• [What is needed]:
Set down all of the entries word for word, omitting the images they contain.

• [Records supplied]:
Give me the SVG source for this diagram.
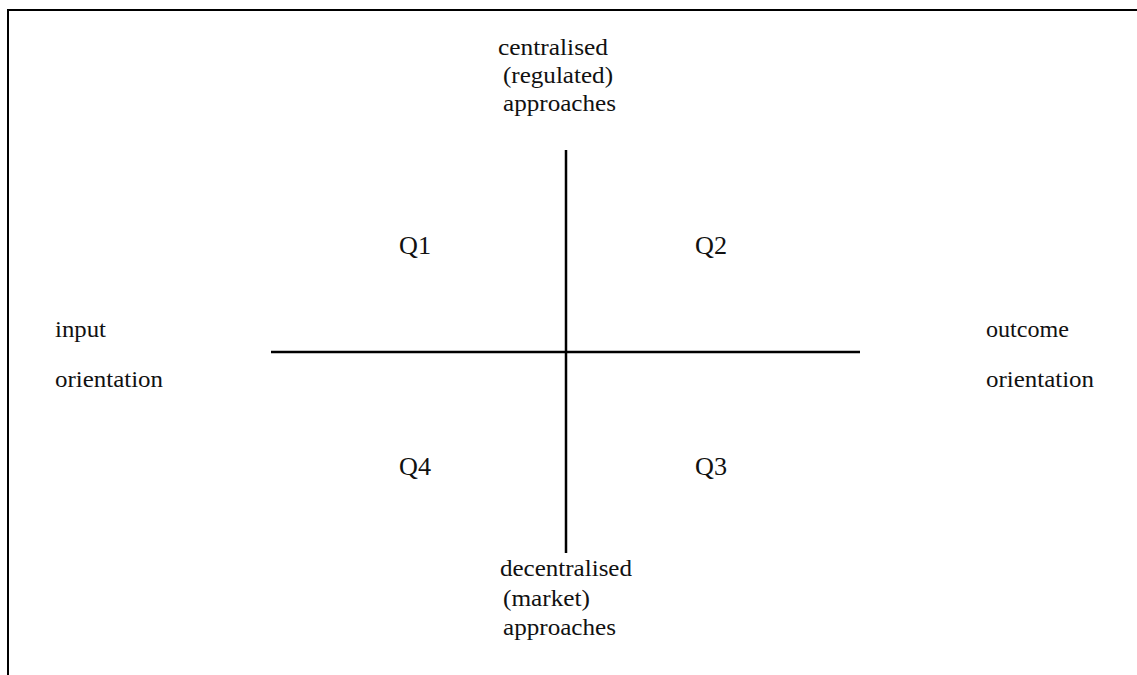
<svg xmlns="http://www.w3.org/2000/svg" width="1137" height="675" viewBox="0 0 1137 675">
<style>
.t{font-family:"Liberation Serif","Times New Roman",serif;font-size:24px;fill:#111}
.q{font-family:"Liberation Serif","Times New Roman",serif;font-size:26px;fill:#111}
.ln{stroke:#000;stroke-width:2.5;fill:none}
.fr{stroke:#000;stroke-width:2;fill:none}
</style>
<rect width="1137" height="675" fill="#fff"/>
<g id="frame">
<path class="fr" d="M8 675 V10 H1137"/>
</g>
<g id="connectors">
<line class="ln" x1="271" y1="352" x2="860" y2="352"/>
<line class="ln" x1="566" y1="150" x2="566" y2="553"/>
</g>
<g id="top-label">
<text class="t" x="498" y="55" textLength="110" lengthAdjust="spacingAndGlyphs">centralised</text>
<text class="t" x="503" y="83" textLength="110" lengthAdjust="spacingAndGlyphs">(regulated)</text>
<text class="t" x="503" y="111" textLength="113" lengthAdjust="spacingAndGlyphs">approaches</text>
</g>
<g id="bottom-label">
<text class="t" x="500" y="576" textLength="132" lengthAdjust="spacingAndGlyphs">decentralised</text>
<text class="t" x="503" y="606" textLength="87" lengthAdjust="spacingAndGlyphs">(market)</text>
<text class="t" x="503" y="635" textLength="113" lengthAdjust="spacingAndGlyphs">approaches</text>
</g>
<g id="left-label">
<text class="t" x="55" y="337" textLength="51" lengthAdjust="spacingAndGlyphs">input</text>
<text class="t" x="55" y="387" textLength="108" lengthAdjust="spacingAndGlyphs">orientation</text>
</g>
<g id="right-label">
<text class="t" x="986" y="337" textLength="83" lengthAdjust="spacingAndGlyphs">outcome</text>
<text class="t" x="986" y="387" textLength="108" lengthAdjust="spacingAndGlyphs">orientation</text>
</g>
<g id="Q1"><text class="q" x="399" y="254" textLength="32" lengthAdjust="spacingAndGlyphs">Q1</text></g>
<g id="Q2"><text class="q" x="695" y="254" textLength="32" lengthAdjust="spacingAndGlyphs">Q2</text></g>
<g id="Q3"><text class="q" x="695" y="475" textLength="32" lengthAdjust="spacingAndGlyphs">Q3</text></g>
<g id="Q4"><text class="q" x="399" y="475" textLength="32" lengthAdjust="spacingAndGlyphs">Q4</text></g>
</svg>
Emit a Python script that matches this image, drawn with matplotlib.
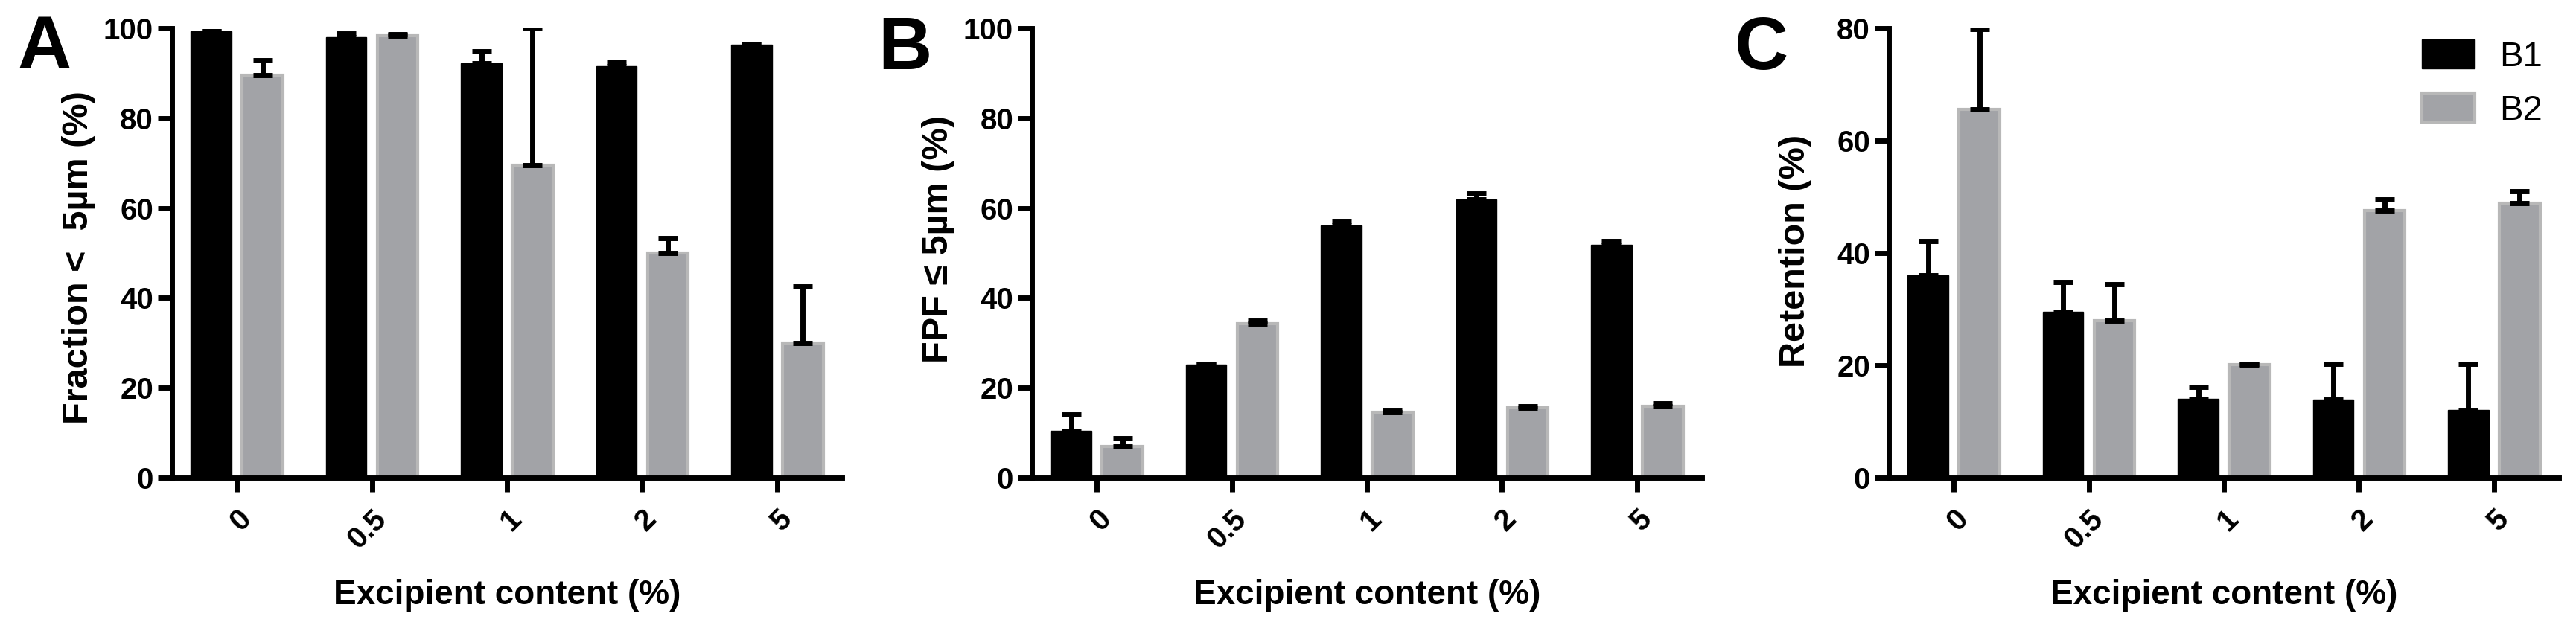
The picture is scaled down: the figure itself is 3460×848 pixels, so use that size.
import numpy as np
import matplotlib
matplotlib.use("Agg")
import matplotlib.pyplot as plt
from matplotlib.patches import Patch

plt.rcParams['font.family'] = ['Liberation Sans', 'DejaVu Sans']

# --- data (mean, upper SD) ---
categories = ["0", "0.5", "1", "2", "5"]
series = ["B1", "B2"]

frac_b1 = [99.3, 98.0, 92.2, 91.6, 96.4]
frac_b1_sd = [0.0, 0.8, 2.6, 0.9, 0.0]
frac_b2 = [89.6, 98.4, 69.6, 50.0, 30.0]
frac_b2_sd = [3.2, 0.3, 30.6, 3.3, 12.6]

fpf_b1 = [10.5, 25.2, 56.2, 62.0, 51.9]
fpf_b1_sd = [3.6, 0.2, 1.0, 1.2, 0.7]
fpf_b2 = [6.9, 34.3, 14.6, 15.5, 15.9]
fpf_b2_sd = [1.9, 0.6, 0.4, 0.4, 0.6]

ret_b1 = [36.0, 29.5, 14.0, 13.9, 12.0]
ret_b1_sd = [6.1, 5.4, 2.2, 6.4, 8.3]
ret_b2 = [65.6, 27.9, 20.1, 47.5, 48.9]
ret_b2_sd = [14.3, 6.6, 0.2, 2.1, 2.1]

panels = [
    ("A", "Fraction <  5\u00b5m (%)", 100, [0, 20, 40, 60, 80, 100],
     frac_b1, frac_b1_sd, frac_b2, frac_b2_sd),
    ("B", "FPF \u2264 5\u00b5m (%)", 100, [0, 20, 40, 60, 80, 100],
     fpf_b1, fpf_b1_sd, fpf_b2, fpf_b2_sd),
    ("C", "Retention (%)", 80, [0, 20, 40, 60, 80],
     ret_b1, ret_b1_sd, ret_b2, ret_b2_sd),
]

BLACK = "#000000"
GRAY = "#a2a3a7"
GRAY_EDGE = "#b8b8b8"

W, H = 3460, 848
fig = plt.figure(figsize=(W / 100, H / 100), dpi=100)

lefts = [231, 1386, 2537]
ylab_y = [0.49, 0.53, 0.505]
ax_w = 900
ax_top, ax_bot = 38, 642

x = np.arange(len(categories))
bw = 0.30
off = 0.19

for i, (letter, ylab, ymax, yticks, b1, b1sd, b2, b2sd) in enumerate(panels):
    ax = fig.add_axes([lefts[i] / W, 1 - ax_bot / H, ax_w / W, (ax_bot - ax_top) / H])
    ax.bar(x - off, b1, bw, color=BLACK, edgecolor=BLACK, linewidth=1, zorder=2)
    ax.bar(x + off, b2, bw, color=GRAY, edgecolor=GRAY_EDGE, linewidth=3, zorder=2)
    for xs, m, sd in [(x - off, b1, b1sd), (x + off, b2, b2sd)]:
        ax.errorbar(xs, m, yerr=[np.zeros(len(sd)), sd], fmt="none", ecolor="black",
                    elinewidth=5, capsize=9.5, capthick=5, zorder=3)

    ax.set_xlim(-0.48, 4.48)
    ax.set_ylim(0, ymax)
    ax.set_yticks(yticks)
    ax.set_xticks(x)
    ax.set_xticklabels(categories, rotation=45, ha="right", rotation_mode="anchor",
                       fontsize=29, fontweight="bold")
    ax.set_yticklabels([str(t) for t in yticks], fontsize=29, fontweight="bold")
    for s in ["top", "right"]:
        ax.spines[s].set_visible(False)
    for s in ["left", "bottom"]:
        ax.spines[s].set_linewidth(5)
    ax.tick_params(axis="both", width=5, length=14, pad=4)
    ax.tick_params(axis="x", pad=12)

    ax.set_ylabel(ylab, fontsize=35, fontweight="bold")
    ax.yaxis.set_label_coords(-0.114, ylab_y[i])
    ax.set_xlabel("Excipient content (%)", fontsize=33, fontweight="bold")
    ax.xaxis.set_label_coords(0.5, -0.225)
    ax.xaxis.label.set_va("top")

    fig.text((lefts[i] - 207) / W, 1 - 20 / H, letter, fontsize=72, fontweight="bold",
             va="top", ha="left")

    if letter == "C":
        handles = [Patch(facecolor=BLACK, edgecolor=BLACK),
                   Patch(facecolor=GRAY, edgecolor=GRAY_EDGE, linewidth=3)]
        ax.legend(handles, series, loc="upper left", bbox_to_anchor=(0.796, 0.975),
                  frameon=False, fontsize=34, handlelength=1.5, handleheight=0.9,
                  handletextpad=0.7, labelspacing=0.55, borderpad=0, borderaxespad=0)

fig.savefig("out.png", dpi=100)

• [The completed task]:
Give me the SVG source for this diagram.
<svg xmlns="http://www.w3.org/2000/svg" width="1137" height="675" viewBox="0 0 1137 675">
<style>
.t{font-family:"Liberation Serif","Times New Roman",serif;font-size:24px;fill:#111}
.q{font-family:"Liberation Serif","Times New Roman",serif;font-size:26px;fill:#111}
.ln{stroke:#000;stroke-width:2.5;fill:none}
.fr{stroke:#000;stroke-width:2;fill:none}
</style>
<rect width="1137" height="675" fill="#fff"/>
<g id="frame">
<path class="fr" d="M8 675 V10 H1137"/>
</g>
<g id="connectors">
<line class="ln" x1="271" y1="352" x2="860" y2="352"/>
<line class="ln" x1="566" y1="150" x2="566" y2="553"/>
</g>
<g id="top-label">
<text class="t" x="498" y="55" textLength="110" lengthAdjust="spacingAndGlyphs">centralised</text>
<text class="t" x="503" y="83" textLength="110" lengthAdjust="spacingAndGlyphs">(regulated)</text>
<text class="t" x="503" y="111" textLength="113" lengthAdjust="spacingAndGlyphs">approaches</text>
</g>
<g id="bottom-label">
<text class="t" x="500" y="576" textLength="132" lengthAdjust="spacingAndGlyphs">decentralised</text>
<text class="t" x="503" y="606" textLength="87" lengthAdjust="spacingAndGlyphs">(market)</text>
<text class="t" x="503" y="635" textLength="113" lengthAdjust="spacingAndGlyphs">approaches</text>
</g>
<g id="left-label">
<text class="t" x="55" y="337" textLength="51" lengthAdjust="spacingAndGlyphs">input</text>
<text class="t" x="55" y="387" textLength="108" lengthAdjust="spacingAndGlyphs">orientation</text>
</g>
<g id="right-label">
<text class="t" x="986" y="337" textLength="83" lengthAdjust="spacingAndGlyphs">outcome</text>
<text class="t" x="986" y="387" textLength="108" lengthAdjust="spacingAndGlyphs">orientation</text>
</g>
<g id="Q1"><text class="q" x="399" y="254" textLength="32" lengthAdjust="spacingAndGlyphs">Q1</text></g>
<g id="Q2"><text class="q" x="695" y="254" textLength="32" lengthAdjust="spacingAndGlyphs">Q2</text></g>
<g id="Q3"><text class="q" x="695" y="475" textLength="32" lengthAdjust="spacingAndGlyphs">Q3</text></g>
<g id="Q4"><text class="q" x="399" y="475" textLength="32" lengthAdjust="spacingAndGlyphs">Q4</text></g>
</svg>
Emit a Python script that matches this image, drawn with matplotlib.
The picture is scaled down: the figure itself is 3460×848 pixels, so use that size.
import numpy as np
import matplotlib
matplotlib.use("Agg")
import matplotlib.pyplot as plt
from matplotlib.patches import Patch

plt.rcParams['font.family'] = ['Liberation Sans', 'DejaVu Sans']

# --- data (mean, upper SD) ---
categories = ["0", "0.5", "1", "2", "5"]
series = ["B1", "B2"]

frac_b1 = [99.3, 98.0, 92.2, 91.6, 96.4]
frac_b1_sd = [0.0, 0.8, 2.6, 0.9, 0.0]
frac_b2 = [89.6, 98.4, 69.6, 50.0, 30.0]
frac_b2_sd = [3.2, 0.3, 30.6, 3.3, 12.6]

fpf_b1 = [10.5, 25.2, 56.2, 62.0, 51.9]
fpf_b1_sd = [3.6, 0.2, 1.0, 1.2, 0.7]
fpf_b2 = [6.9, 34.3, 14.6, 15.5, 15.9]
fpf_b2_sd = [1.9, 0.6, 0.4, 0.4, 0.6]

ret_b1 = [36.0, 29.5, 14.0, 13.9, 12.0]
ret_b1_sd = [6.1, 5.4, 2.2, 6.4, 8.3]
ret_b2 = [65.6, 27.9, 20.1, 47.5, 48.9]
ret_b2_sd = [14.3, 6.6, 0.2, 2.1, 2.1]

panels = [
    ("A", "Fraction <  5\u00b5m (%)", 100, [0, 20, 40, 60, 80, 100],
     frac_b1, frac_b1_sd, frac_b2, frac_b2_sd),
    ("B", "FPF \u2264 5\u00b5m (%)", 100, [0, 20, 40, 60, 80, 100],
     fpf_b1, fpf_b1_sd, fpf_b2, fpf_b2_sd),
    ("C", "Retention (%)", 80, [0, 20, 40, 60, 80],
     ret_b1, ret_b1_sd, ret_b2, ret_b2_sd),
]

BLACK = "#000000"
GRAY = "#a2a3a7"
GRAY_EDGE = "#b8b8b8"

W, H = 3460, 848
fig = plt.figure(figsize=(W / 100, H / 100), dpi=100)

lefts = [231, 1386, 2537]
ylab_y = [0.49, 0.53, 0.505]
ax_w = 900
ax_top, ax_bot = 38, 642

x = np.arange(len(categories))
bw = 0.30
off = 0.19

for i, (letter, ylab, ymax, yticks, b1, b1sd, b2, b2sd) in enumerate(panels):
    ax = fig.add_axes([lefts[i] / W, 1 - ax_bot / H, ax_w / W, (ax_bot - ax_top) / H])
    ax.bar(x - off, b1, bw, color=BLACK, edgecolor=BLACK, linewidth=1, zorder=2)
    ax.bar(x + off, b2, bw, color=GRAY, edgecolor=GRAY_EDGE, linewidth=3, zorder=2)
    for xs, m, sd in [(x - off, b1, b1sd), (x + off, b2, b2sd)]:
        ax.errorbar(xs, m, yerr=[np.zeros(len(sd)), sd], fmt="none", ecolor="black",
                    elinewidth=5, capsize=9.5, capthick=5, zorder=3)

    ax.set_xlim(-0.48, 4.48)
    ax.set_ylim(0, ymax)
    ax.set_yticks(yticks)
    ax.set_xticks(x)
    ax.set_xticklabels(categories, rotation=45, ha="right", rotation_mode="anchor",
                       fontsize=29, fontweight="bold")
    ax.set_yticklabels([str(t) for t in yticks], fontsize=29, fontweight="bold")
    for s in ["top", "right"]:
        ax.spines[s].set_visible(False)
    for s in ["left", "bottom"]:
        ax.spines[s].set_linewidth(5)
    ax.tick_params(axis="both", width=5, length=14, pad=4)
    ax.tick_params(axis="x", pad=12)

    ax.set_ylabel(ylab, fontsize=35, fontweight="bold")
    ax.yaxis.set_label_coords(-0.114, ylab_y[i])
    ax.set_xlabel("Excipient content (%)", fontsize=33, fontweight="bold")
    ax.xaxis.set_label_coords(0.5, -0.225)
    ax.xaxis.label.set_va("top")

    fig.text((lefts[i] - 207) / W, 1 - 20 / H, letter, fontsize=72, fontweight="bold",
             va="top", ha="left")

    if letter == "C":
        handles = [Patch(facecolor=BLACK, edgecolor=BLACK),
                   Patch(facecolor=GRAY, edgecolor=GRAY_EDGE, linewidth=3)]
        ax.legend(handles, series, loc="upper left", bbox_to_anchor=(0.796, 0.975),
                  frameon=False, fontsize=34, handlelength=1.5, handleheight=0.9,
                  handletextpad=0.7, labelspacing=0.55, borderpad=0, borderaxespad=0)

fig.savefig("out.png", dpi=100)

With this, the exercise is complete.